• Your task: Write the lines out again, from the top of the material to the line containing "plt.rcParams['font.family'] = ['Liberation", pictures excluded.

• Dataset extract:
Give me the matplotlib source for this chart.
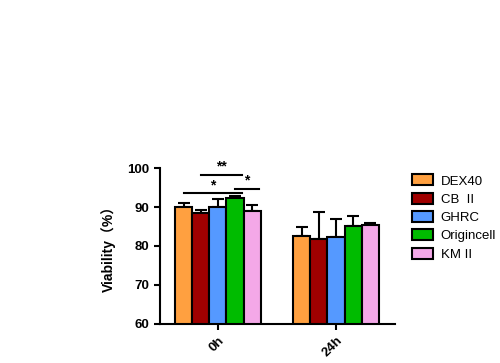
import numpy as np
import matplotlib
matplotlib.use("Agg")
import matplotlib.pyplot as plt

plt.rcParams['font.family'] = ['Liberation Sans', 'Noto Sans CJK SC', 'DejaVu Sans']

# data
groups = ['0h', '24h']
series = ['DEX40', 'CB  II', 'GHRC', 'Origincell', 'KM II']
colors = ['#FFA040', '#A00000', '#5599FF', '#00BB00', '#F4A8E8']
means = np.array([
    [90.1, 88.4, 90.1, 92.4, 89.0],   # 0h
    [82.6, 81.8, 82.3, 85.1, 85.5],   # 24h
])
errs = np.array([
    [1.0, 0.9, 2.0, 0.3, 1.4],
    [2.2, 6.9, 4.6, 2.7, 0.3],
])
# significance brackets in the 0h group: (bar from, bar to, height, label)
sig = [(0, 3, 93.5, '*'), (1, 3, 98.3, '**'), (3, 4, 94.7, '*')]

fig = plt.figure(figsize=(5.0, 3.63), dpi=100)
ax = fig.add_axes([0.32, 0.108, 0.47, 0.429])

w = 0.145
x = np.arange(len(groups))
for i, name in enumerate(series):
    pos = x + (i - 2) * w
    ax.bar(pos, means[:, i], w, bottom=0, color=colors[i], edgecolor='black',
           linewidth=1.5, label=name, zorder=2)
    ax.errorbar(pos, means[:, i], yerr=[np.zeros(len(groups)), errs[:, i]],
                fmt='none', ecolor='black', elinewidth=1.5, capsize=4, capthick=1.5, zorder=1)

for a, b, h, lab in sig:
    xa = x[0] + (a - 2) * w
    xb = x[0] + (b - 2) * w
    ax.plot([xa, xb + w * 0.4], [h, h], color='black', lw=1.5, clip_on=False)
    ax.text((xa + xb + w * 0.4) / 2, h + 0.2, lab, ha='center', va='bottom',
            fontsize=10, fontweight='bold')

ax.set_ylim(60, 100)
ax.set_xlim(-0.49, 1.5)
ax.set_yticks([60, 70, 80, 90, 100])
ax.set_xticks(x)
ax.set_xticklabels(groups, rotation=45, ha='right', rotation_mode='anchor')
for lbl in ax.get_xticklabels() + ax.get_yticklabels():
    lbl.set_fontweight('bold')
    lbl.set_fontsize(9.5)
ax.set_ylabel('Viability（%）', fontsize=10, fontweight='bold', labelpad=8)
for s in ['top', 'right']:
    ax.spines[s].set_visible(False)
for s in ['left', 'bottom']:
    ax.spines[s].set_linewidth(1.5)
ax.tick_params(width=1.5, length=4)

ax.legend(loc='upper left', bbox_to_anchor=(1.02, 1.035), frameon=False, fontsize=9.5,
          handlelength=1.6, handleheight=0.9, labelspacing=0.4, handletextpad=0.6)

fig.savefig('out.png', dpi=100)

• Correct result:
Give me the matplotlib source for this chart.
import numpy as np
import matplotlib
matplotlib.use("Agg")
import matplotlib.pyplot as plt

plt.rcParams['font.family'] = ['Liberation Sans', 'Noto Sans CJK SC', 'DejaVu Sans']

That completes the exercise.